Given instruction: Extract everything from the first line through the line with "years.forEach((y) => monthNames.forEach((m)", both ends included, except for any pictures.

----

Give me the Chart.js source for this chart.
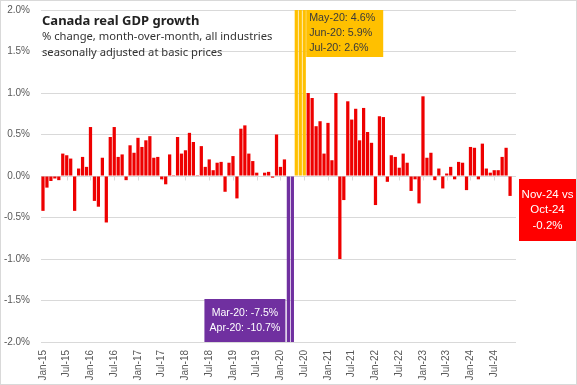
<!DOCTYPE html>
<html>
<head>
<meta charset="utf-8">
<script src="https://cdn.jsdelivr.net/npm/chart.js@4.4.1/dist/chart.umd.min.js"></script>
<style>
  html, body { margin: 0; padding: 0; background: #fff; }
  canvas { display: block; }
</style>
</head>
<body>
<canvas id="gdpChart" width="577" height="385"></canvas>
<script>
// Month labels, Jan-15 .. Dec-24 (Dec-24 not published yet)
const monthNames = ['Jan', 'Feb', 'Mar', 'Apr', 'May', 'Jun', 'Jul', 'Aug', 'Sep', 'Oct', 'Nov', 'Dec'];
const years = ['15', '16', '17', '18', '19', '20', '21', '22', '23', '24'];
const months = [];
years.forEach((y) => monthNames.forEach((m) => months.push(m + '-' + y)));

// Month-over-month % change in real GDP
const growth2015 = [-0.42, -0.14, -0.06, -0.03, -0.05, 0.27, 0.25, 0.21, -0.42, 0.09, 0.23, 0.11];
const growth2016 = [0.59, -0.30, -0.37, 0.22, -0.56, 0.47, 0.59, 0.23, 0.26, -0.05, 0.37, 0.28];
const growth2017 = [0.46, 0.35, 0.43, 0.48, 0.22, 0.23, -0.04, -0.10, 0.26, 0.01, 0.47, 0.27];
const growth2018 = [0.31, 0.52, 0.41, 0.01, 0.36, 0.11, 0.20, 0.07, 0.16, 0.17, -0.19, 0.16];
const growth2019 = [0.24, -0.27, 0.57, 0.61, 0.27, 0.18, 0.04, 0.00, 0.04, 0.05, -0.02, 0.50];
const growth2020 = [0.11, 0.20, -7.5, -10.7, 4.6, 5.9, 2.6, 1.00, 0.94, 0.60, 0.66, 0.27];
const growth2021 = [0.64, 0.19, 1.00, -1.00, -0.29, 0.90, 0.68, 0.81, 0.43, 0.82, 0.53, 0.40];
const growth2022 = [-0.35, 0.72, 0.71, -0.07, 0.25, 0.23, 0.10, 0.27, 0.16, -0.18, -0.04, -0.33];
const growth2023 = [0.96, 0.22, 0.28, -0.05, 0.09, -0.15, 0.03, 0.11, -0.04, 0.17, 0.16, -0.17];
const growth2024 = [0.35, 0.34, -0.04, 0.39, 0.09, 0.04, 0.07, 0.07, 0.23, 0.34, -0.24, null];
const growth = [].concat(growth2015, growth2016, growth2017, growth2018, growth2019,
  growth2020, growth2021, growth2022, growth2023, growth2024);

// Y axis ticks
const yMin = -2.0;
const yMax = 2.0;
const yStep = 0.5;

// Highlighted months and their callouts
const crashMonths = ['Mar-20', 'Apr-20'];
const reboundMonths = ['May-20', 'Jun-20', 'Jul-20'];
const crashLines = ['Mar-20: -7.5%', 'Apr-20: -10.7%'];
const reboundLines = ['May-20: 4.6%', 'Jun-20: 5.9%', 'Jul-20: 2.6%'];
const latestLines = ['Nov-24 vs', 'Oct-24', '-0.2%'];

const RED = '#ee0000';
const GOLD = '#ffc000';
const PURPLE = '#7030a0';
const GRID = '#d9d9d9';
const TEXT = '#595959';
const AXIS_FONT = '"Liberation Sans", Arial, sans-serif';

const barColors = months.map((m) => {
  if (crashMonths.includes(m)) return PURPLE;
  if (reboundMonths.includes(m)) return GOLD;
  return RED;
});

// white background + thin frame round the whole chart
const framePlugin = {
  id: 'frame',
  beforeDraw(chart) {
    const ctx = chart.ctx;
    ctx.save();
    ctx.fillStyle = '#fff';
    ctx.fillRect(0, 0, chart.width, chart.height);
    ctx.strokeStyle = GRID;
    ctx.lineWidth = 1;
    ctx.strokeRect(0.5, 0.5, chart.width - 1, chart.height - 1);
    ctx.restore();
  },
  // small tick marks on the zero line at each labelled month
  beforeDatasetsDraw(chart) {
    const ctx = chart.ctx;
    const x = chart.scales.x;
    const y0 = Math.round(chart.scales.y.getPixelForValue(0)) + 0.5;
    ctx.save();
    ctx.strokeStyle = GRID;
    ctx.lineWidth = 1;
    ctx.beginPath();
    ctx.moveTo(chart.chartArea.left, y0);
    ctx.lineTo(chart.chartArea.right, y0);
    months.forEach((m, i) => {
      if (i % 6 !== 0) return;
      const px = Math.round(x.getPixelForValue(i)) + 0.5;
      ctx.moveTo(px, y0);
      ctx.lineTo(px, y0 + 4);
    });
    ctx.stroke();
    ctx.restore();
  }
};

function drawBox(ctx, left, top, w, h, fill, lines, color, font, lineGap, align) {
  ctx.fillStyle = fill;
  ctx.fillRect(left, top, w, h);
  ctx.fillStyle = color;
  ctx.font = font;
  ctx.textBaseline = 'middle';
  ctx.textAlign = align;
  const tx = align === 'center' ? left + w / 2 : left + 3;
  const startY = top + h / 2 - (lines.length - 1) * lineGap / 2;
  lines.forEach((t, i) => ctx.fillText(t, tx, startY + i * lineGap));
}

const notesPlugin = {
  id: 'notes',
  afterDatasetsDraw(chart) {
    const ctx = chart.ctx;
    const area = chart.chartArea;
    const x = chart.scales.x;
    const y = chart.scales.y;
    const cat = x.getPixelForValue(1) - x.getPixelForValue(0);
    ctx.save();

    // title block
    ctx.textAlign = 'left';
    ctx.textBaseline = 'alphabetic';
    ctx.fillStyle = '#222';
    ctx.font = 'bold 13px "Noto Sans"';
    ctx.fillText('Canada real GDP growth', 42, 25);
    ctx.fillStyle = '#333';
    ctx.font = '11.2px "Noto Sans"';
    ctx.fillText('% change, month-over-month, all industries', 42, 40);
    ctx.fillText('seasonally adjusted at basic prices', 42, 56);

    // rebound callout, next to the Jul-20 bar
    const julX = x.getPixelForValue(months.indexOf('Jul-20')) + cat / 2;
    drawBox(ctx, julX, area.top, 77, 47, GOLD, reboundLines, '#3a3a3a', '10.7px ' + AXIS_FONT, 15, 'left');

    // crash callout, left of the Mar-20 bar
    const marX = x.getPixelForValue(months.indexOf('Mar-20')) - cat / 2;
    drawBox(ctx, marX - 82, area.bottom - 43, 81, 43, PURPLE, crashLines, '#fff', '10.5px ' + AXIS_FONT, 14.5, 'center');

    // latest reading, outside the plot on the right
    const zeroY = y.getPixelForValue(0);
    drawBox(ctx, area.right + 3, zeroY + 3, 57, 62, '#ff0000', latestLines, '#fff', '11.5px ' + AXIS_FONT, 15.5, 'center');

    ctx.restore();
  }
};

new Chart(document.getElementById('gdpChart'), {
  type: 'bar',
  data: {
    labels: months,
    datasets: [{
      label: 'Real GDP growth',
      data: growth,
      backgroundColor: barColors,
      borderWidth: 0,
      barPercentage: 0.82,
      categoryPercentage: 1.0,
      clip: 0
    }]
  },
  options: {
    responsive: false,
    animation: false,
    layout: { padding: { top: 10, right: 61, left: 0, bottom: 0 } },
    plugins: {
      legend: { display: false },
      tooltip: { enabled: false }
    },
    scales: {
      x: {
        grid: { display: false, drawTicks: false },
        border: { display: false },
        ticks: {
          autoSkip: false,
          minRotation: 90,
          maxRotation: 90,
          padding: 8,
          color: TEXT,
          font: { family: AXIS_FONT, size: 10 },
          callback: (v, i) => (i % 6 === 0 ? months[i] : '')
        },
        afterFit: (scale) => {
          scale.height = 43;
          scale.paddingLeft = 0;
          scale.paddingRight = 0;
        }
      },
      y: {
        min: yMin,
        max: yMax,
        border: { display: false },
        grid: { color: GRID, drawTicks: false },
        ticks: {
          stepSize: yStep,
          padding: 11,
          color: TEXT,
          font: { family: AXIS_FONT, size: 10 },
          callback: (v) => v.toFixed(1) + '%'
        },
        afterFit: (scale) => {
          scale.width = 41;
          scale.paddingTop = 0;
          scale.paddingBottom = 0;
        }
      }
    }
  },
  plugins: [framePlugin, notesPlugin]
});
</script>
</body>
</html>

----

Complete answer:
Give me the Chart.js source for this chart.
<!DOCTYPE html>
<html>
<head>
<meta charset="utf-8">
<script src="https://cdn.jsdelivr.net/npm/chart.js@4.4.1/dist/chart.umd.min.js"></script>
<style>
  html, body { margin: 0; padding: 0; background: #fff; }
  canvas { display: block; }
</style>
</head>
<body>
<canvas id="gdpChart" width="577" height="385"></canvas>
<script>
// Month labels, Jan-15 .. Dec-24 (Dec-24 not published yet)
const monthNames = ['Jan', 'Feb', 'Mar', 'Apr', 'May', 'Jun', 'Jul', 'Aug', 'Sep', 'Oct', 'Nov', 'Dec'];
const years = ['15', '16', '17', '18', '19', '20', '21', '22', '23', '24'];
const months = [];
years.forEach((y) => monthNames.forEach((m) => months.push(m + '-' + y)));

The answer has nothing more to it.